TASK:
Among the lines below, list those containing the string "chart".

GIVEN INFORMATION:
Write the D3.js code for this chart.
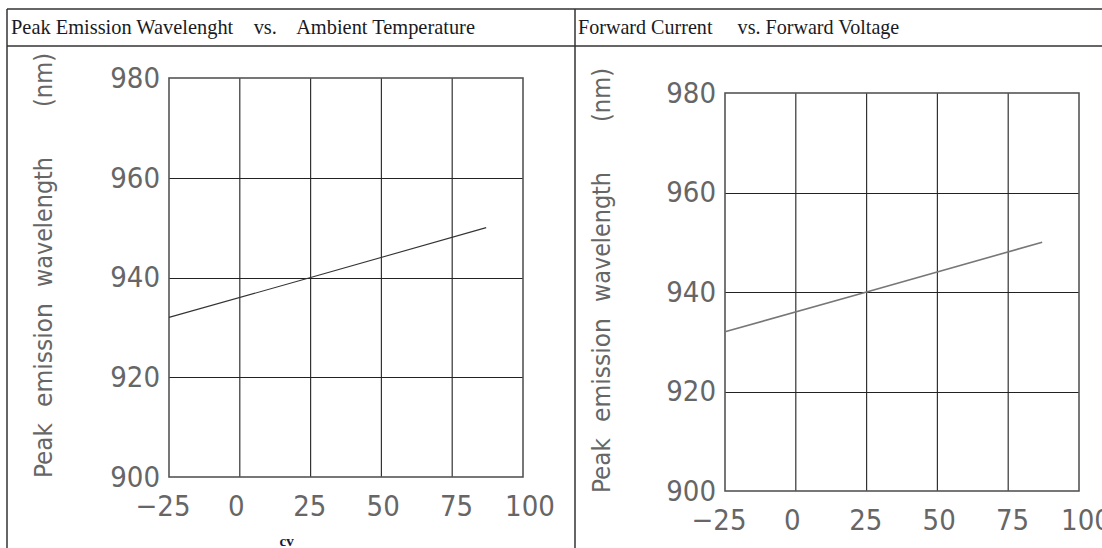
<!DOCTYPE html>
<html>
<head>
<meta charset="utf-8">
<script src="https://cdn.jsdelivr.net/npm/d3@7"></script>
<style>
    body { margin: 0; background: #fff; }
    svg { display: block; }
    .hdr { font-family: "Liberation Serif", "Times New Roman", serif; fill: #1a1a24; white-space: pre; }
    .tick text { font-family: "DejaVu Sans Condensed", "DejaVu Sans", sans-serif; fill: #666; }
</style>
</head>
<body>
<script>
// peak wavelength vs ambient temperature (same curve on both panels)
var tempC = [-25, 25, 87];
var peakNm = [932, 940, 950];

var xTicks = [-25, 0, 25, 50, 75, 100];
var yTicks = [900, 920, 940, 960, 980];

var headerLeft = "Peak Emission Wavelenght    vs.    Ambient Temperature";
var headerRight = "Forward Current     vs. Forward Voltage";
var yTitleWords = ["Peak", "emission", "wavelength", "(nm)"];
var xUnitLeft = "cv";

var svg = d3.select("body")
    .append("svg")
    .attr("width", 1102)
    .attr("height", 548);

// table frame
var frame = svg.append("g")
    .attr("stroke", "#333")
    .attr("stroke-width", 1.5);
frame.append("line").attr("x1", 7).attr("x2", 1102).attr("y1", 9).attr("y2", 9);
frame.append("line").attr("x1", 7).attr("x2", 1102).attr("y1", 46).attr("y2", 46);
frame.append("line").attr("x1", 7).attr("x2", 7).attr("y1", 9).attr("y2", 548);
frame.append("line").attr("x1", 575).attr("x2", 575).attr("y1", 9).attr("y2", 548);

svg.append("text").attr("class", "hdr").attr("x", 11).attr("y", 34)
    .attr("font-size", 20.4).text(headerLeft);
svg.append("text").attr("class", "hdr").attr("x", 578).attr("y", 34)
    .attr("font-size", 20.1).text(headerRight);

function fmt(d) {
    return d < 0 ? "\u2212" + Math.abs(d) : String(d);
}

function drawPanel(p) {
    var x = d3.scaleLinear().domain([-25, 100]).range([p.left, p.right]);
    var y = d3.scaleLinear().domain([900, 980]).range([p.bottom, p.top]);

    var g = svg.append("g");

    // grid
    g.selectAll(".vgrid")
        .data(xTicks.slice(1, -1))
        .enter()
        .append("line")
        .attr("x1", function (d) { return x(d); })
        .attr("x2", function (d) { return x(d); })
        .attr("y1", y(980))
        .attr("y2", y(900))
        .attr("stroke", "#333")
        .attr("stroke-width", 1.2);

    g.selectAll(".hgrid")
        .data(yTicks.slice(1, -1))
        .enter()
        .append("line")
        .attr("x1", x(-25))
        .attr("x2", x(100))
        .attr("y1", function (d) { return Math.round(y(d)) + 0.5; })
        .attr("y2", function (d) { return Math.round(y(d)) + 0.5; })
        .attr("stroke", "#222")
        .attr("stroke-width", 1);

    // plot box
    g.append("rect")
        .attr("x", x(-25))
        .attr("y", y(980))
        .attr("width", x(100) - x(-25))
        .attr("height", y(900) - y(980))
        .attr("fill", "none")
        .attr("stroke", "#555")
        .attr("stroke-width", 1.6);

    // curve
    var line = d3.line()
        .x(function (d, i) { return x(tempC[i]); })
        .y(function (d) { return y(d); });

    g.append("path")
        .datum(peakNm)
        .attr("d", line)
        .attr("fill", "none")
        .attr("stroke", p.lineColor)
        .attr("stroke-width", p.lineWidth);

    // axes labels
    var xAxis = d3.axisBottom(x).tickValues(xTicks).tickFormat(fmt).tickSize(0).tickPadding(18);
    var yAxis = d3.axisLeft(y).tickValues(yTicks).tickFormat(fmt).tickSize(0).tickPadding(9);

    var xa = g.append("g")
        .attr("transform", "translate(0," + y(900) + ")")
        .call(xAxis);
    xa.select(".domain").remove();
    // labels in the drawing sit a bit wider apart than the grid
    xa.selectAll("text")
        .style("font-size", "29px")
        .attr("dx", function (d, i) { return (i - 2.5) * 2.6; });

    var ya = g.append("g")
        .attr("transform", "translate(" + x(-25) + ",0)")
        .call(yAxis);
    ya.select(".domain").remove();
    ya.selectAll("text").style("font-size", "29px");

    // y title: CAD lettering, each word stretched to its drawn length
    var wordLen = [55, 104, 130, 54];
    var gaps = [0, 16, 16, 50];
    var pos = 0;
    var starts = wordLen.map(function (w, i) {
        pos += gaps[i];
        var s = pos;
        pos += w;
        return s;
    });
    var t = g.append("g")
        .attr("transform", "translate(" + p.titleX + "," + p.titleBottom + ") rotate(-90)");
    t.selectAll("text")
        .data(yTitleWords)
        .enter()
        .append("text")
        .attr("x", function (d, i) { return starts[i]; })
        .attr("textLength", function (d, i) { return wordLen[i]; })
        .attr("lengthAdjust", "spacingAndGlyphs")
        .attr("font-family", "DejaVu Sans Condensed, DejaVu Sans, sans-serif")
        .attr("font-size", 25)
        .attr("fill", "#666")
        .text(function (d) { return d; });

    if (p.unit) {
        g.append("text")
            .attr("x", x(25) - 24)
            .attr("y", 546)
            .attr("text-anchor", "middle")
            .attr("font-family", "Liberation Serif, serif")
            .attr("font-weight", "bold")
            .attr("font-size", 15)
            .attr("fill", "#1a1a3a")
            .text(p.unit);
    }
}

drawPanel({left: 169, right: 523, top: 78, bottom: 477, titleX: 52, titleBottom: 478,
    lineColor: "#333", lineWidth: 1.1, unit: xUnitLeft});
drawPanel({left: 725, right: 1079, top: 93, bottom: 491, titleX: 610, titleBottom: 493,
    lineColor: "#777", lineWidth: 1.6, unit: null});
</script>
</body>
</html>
* * *
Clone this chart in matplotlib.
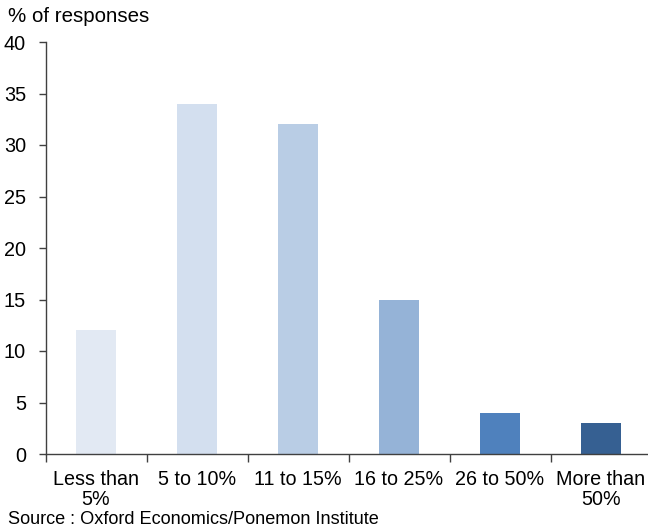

EXPECTED ANSWER:
Write the D3.js code for this chart.
Clone this chart in matplotlib.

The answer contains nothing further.